:: Request ::
Go through the listing beneath this task and return every line that carries the string "standalone".

:: Input material ::
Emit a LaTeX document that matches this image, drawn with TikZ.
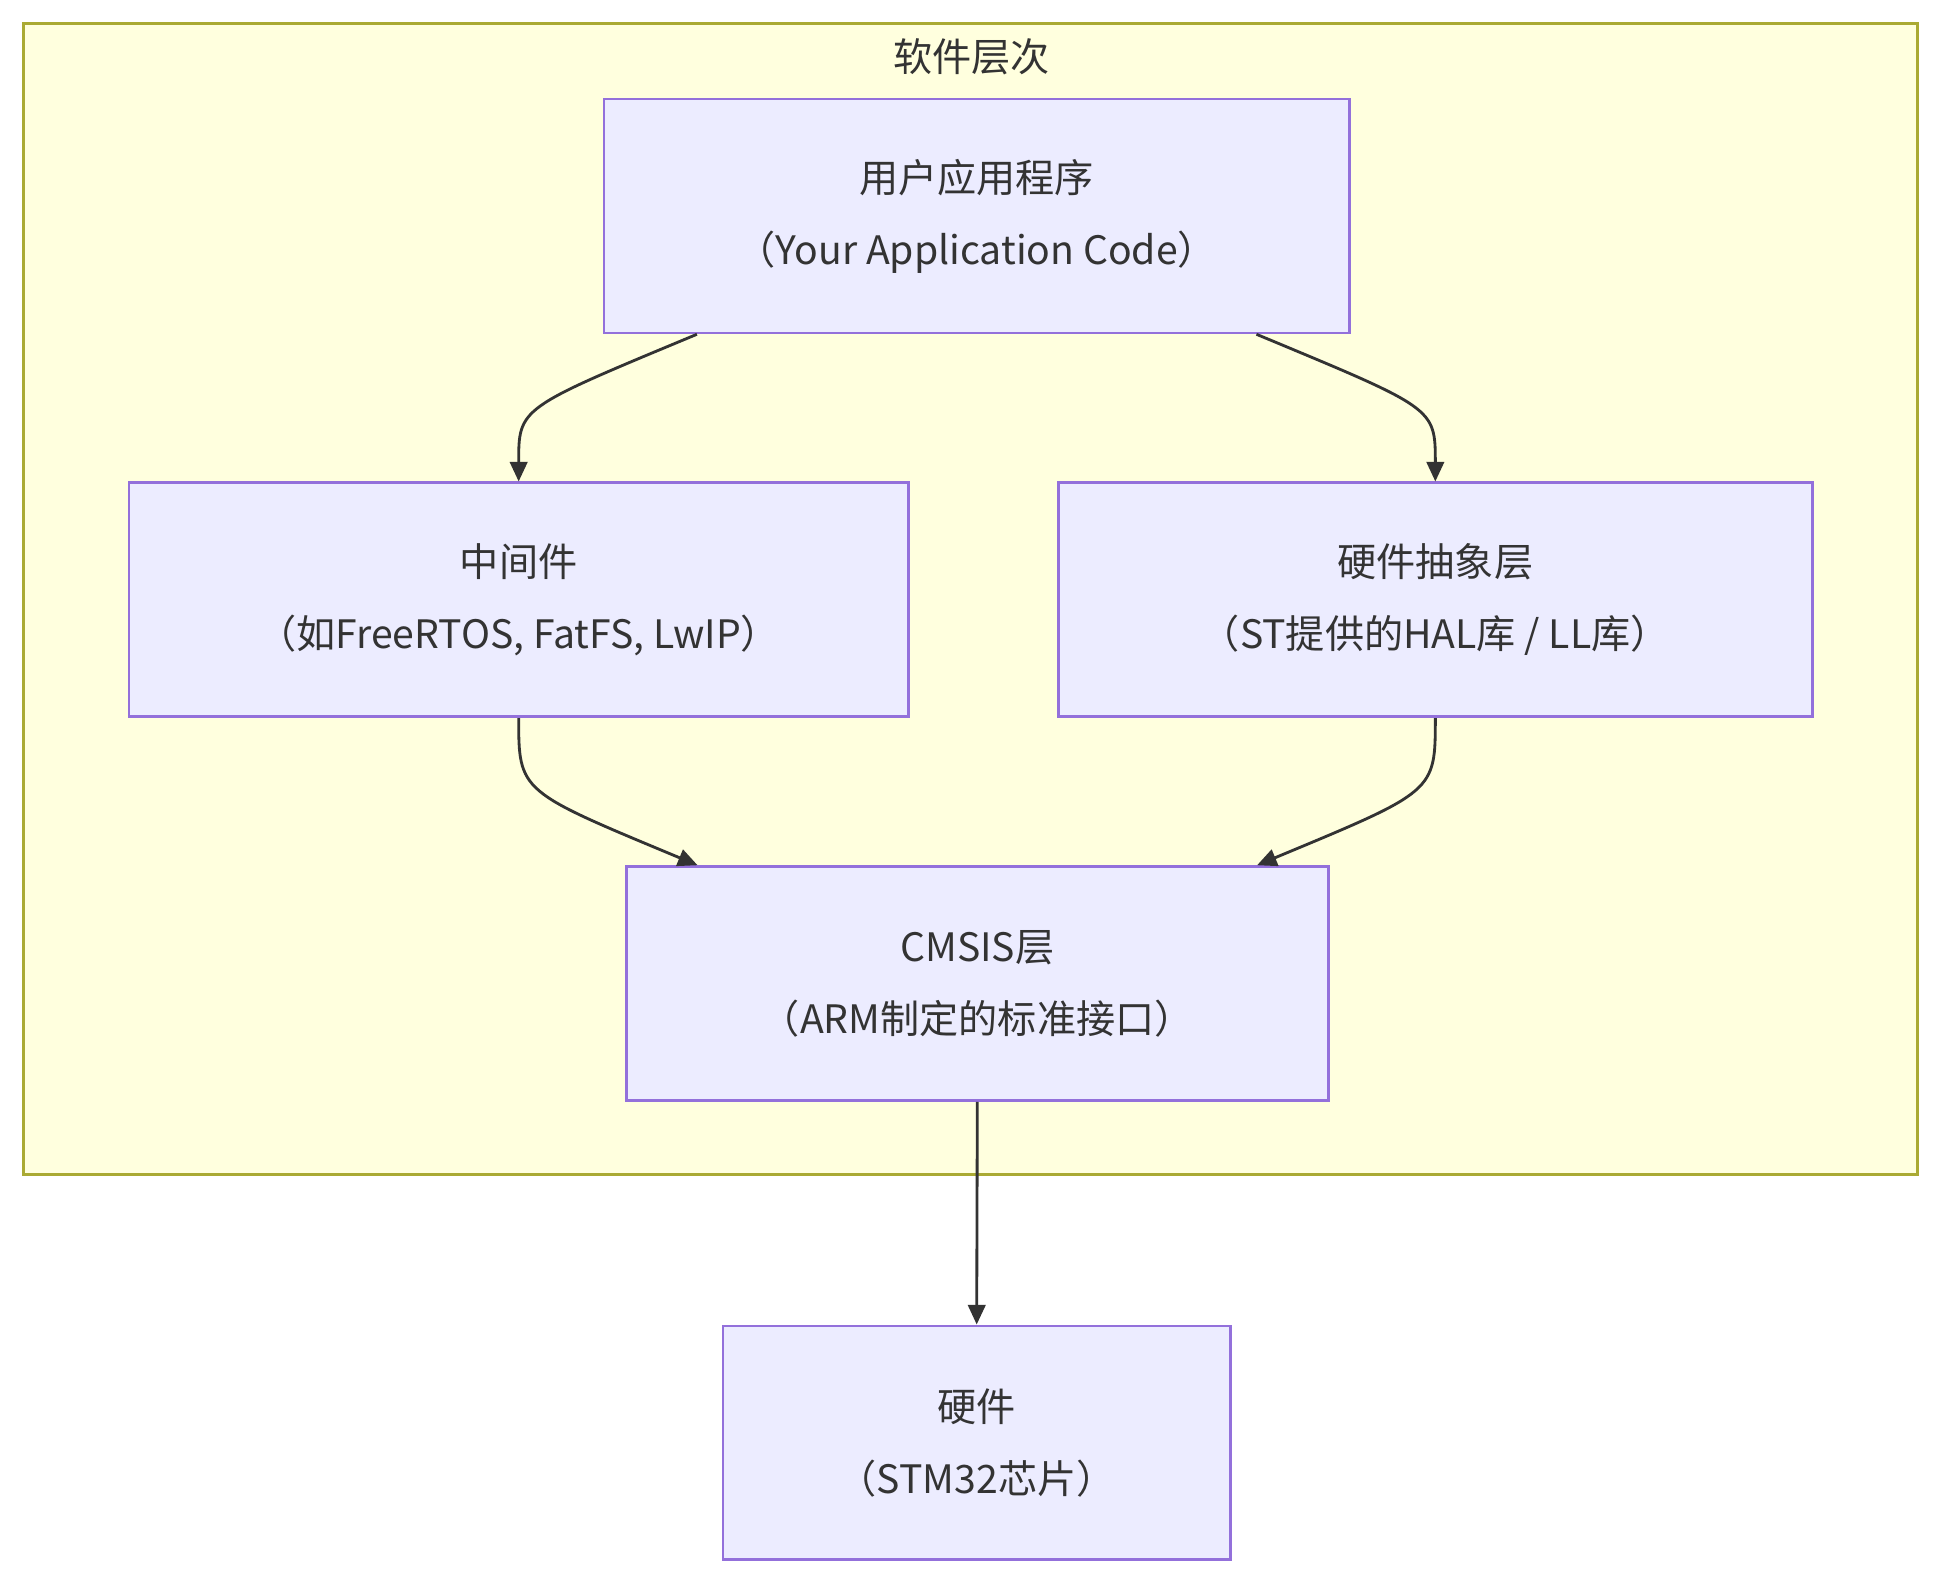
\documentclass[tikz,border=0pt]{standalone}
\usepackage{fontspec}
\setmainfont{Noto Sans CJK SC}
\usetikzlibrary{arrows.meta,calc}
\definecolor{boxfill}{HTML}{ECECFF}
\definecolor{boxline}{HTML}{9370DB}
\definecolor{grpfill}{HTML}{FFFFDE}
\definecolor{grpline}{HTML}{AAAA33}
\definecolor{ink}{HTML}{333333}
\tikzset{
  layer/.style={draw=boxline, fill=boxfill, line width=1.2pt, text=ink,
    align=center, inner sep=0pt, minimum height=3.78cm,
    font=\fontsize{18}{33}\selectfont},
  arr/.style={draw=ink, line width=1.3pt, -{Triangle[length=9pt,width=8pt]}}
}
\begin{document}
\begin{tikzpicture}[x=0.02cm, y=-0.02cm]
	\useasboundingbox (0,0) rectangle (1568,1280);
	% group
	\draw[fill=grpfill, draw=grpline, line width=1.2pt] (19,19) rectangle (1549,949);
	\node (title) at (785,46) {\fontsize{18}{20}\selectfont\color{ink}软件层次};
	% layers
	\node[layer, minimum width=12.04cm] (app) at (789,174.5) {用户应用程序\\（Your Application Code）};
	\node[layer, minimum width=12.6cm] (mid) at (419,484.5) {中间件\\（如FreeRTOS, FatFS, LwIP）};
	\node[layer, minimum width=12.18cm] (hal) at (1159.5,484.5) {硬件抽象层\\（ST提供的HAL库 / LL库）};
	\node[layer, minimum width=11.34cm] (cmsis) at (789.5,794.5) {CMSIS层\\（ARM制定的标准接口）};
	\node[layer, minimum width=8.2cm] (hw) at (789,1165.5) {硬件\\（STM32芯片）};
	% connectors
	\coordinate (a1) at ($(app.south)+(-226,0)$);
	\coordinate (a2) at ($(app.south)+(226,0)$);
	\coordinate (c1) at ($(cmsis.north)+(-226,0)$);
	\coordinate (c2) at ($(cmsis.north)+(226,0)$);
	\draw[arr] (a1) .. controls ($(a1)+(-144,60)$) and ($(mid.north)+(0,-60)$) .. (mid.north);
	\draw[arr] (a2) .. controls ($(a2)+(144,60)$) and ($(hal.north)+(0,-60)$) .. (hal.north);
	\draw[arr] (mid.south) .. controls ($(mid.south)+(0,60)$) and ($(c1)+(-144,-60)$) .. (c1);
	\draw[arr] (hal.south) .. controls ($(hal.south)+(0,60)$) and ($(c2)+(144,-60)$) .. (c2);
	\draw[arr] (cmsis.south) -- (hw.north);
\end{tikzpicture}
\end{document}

---

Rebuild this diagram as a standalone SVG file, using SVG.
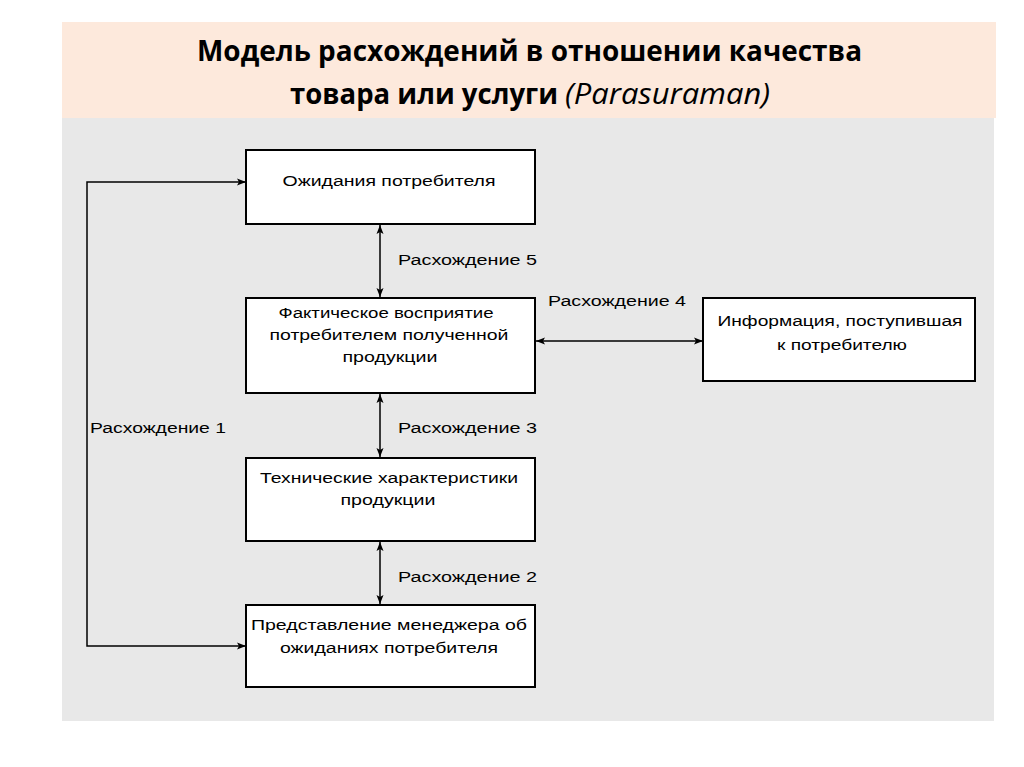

:: Finished answer ::
\documentclass[tikz,border=0pt]{standalone}
Rebuild this diagram as a standalone SVG file, using SVG.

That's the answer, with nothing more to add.